Huang Yiping (黄益平; born 1964) is the president of the National School of Development at Peking University. He is a highly recognized expert of financial services in China.

==Education and academic career==

Huang was born in 1964. He graduated B.S. in agriculture from Zhejiang A & F University in 1984; M.A. in economics from Renmin University of China in 1987; and Ph.D. in economics from Australian National University in 1994, where Peter Drysdale was his supervisor. In the later 1990s he taught at ANU, and at Columbia Business School as General Mills International Professor of Finance and Economics.

He joined the Economics faculty of Peking University in 2009.

He is editor of China Economic Journal and an associate editor of Asian Economic Policy Review.

==Business affiliations==

From 2000 to 2009 Huang worked for Citigroup in Hong Kong, as managing director and chief Asia economist. He has also been chief economist for Caixin Media Group. In 2011 he joined Barclays Capital as managing director and chief economist, emerging Asia, on leave from Peking University.

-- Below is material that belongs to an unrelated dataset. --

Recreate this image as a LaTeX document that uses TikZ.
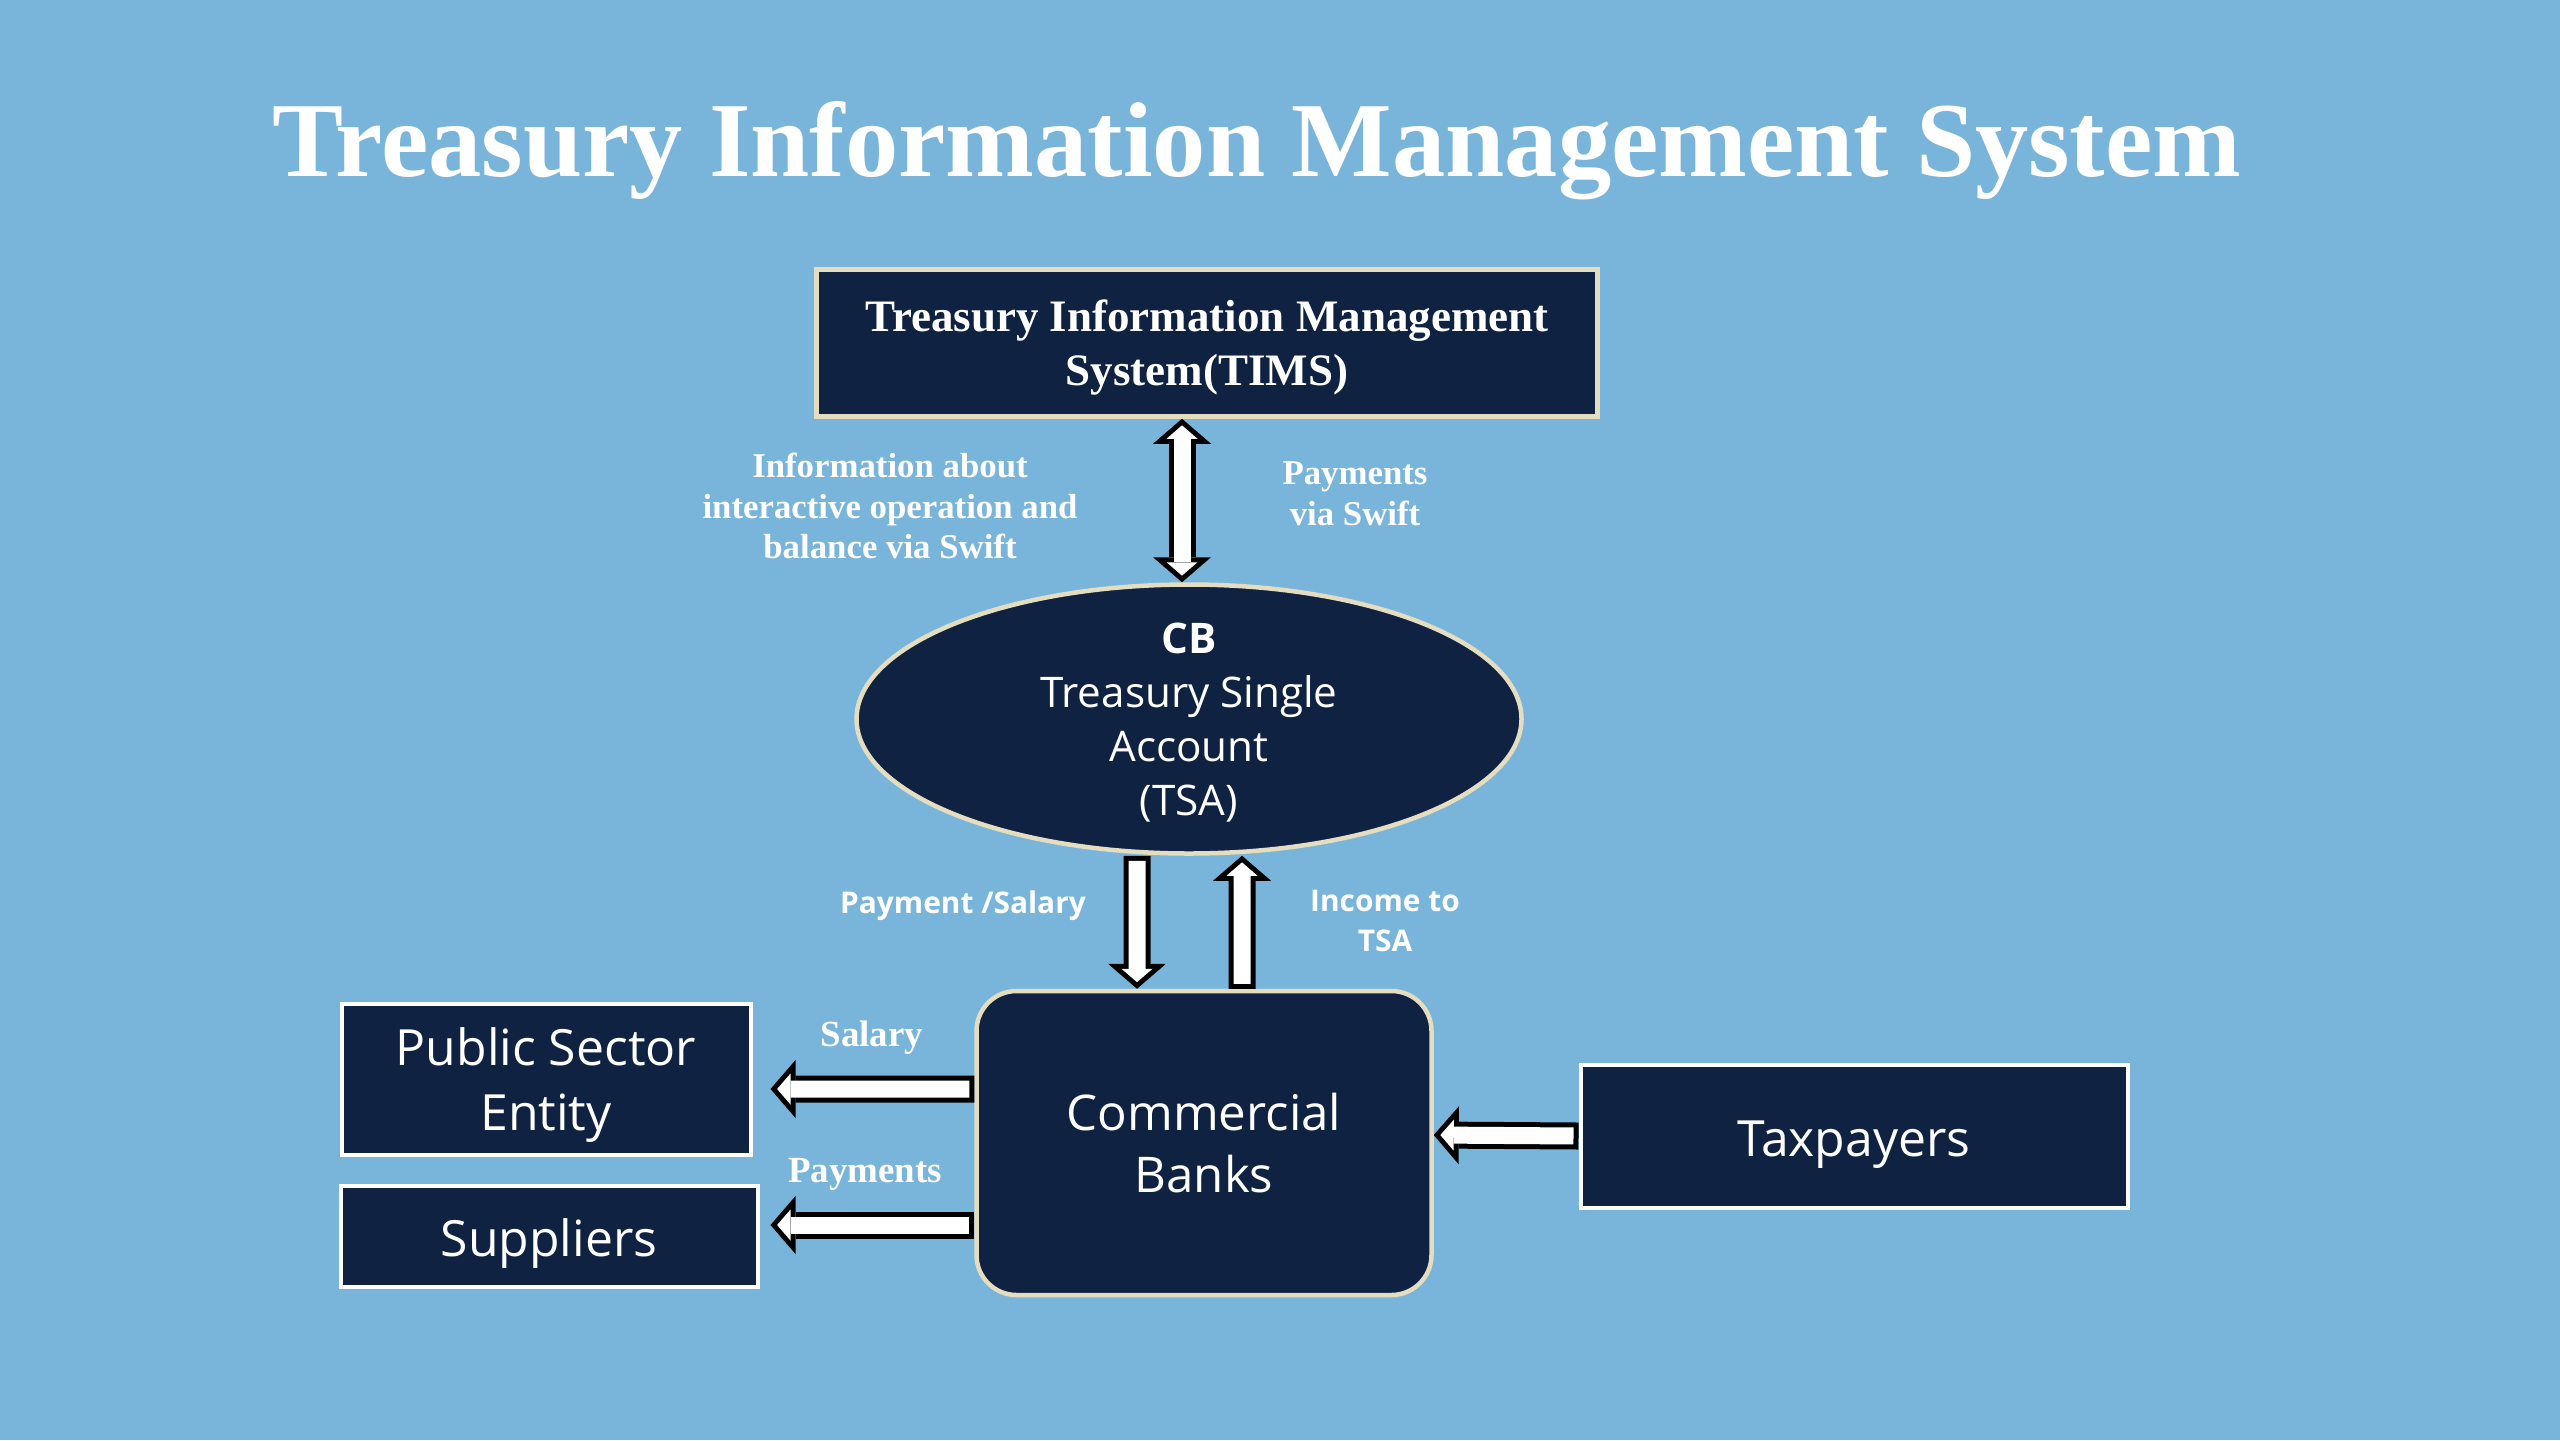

In 2013 he became an independent director of China Life Insurance Company and MYBank. He has also served on the board of Minmetal Trust Ltd.

In August 2020, he became an independent member of the board of directors of Ant Group.

In February 2025, he was appointed as a member on the Hong Kong Stock Exchange's China Business Advisory Committee.

==Domestic policy work==

Between 2015 and 2018, Huang was a member of the Monetary Policy Committee of the People's Bank of China.

As of 2020, he is Vice Chairman of Council at the Public Policy Research Center and Research Fellow at the Financial Research Center, both at the Counsellors' Office of the State Council of the People's Republic of China.

He has also chaired the Special Committee on Fintech Development and Research of the National Internet Finance Association of China (NIFA), and is the Chairman of the Academic Committee of the China Finance 40 Forum (CF40).

In March 2024, he was once again appointed to the Monetary Policy Committee of the People's Bank of China.

==International engagement==

Huang was among the participants in the 2011 Bilderberg Conference and 2012 Bilderberg Conference. He had several publications for the Bank for International Settlements.

In October 2018, International Monetary Fund Managing Director Christine Lagarde appointed him to its External Advisory Group on Surveillance.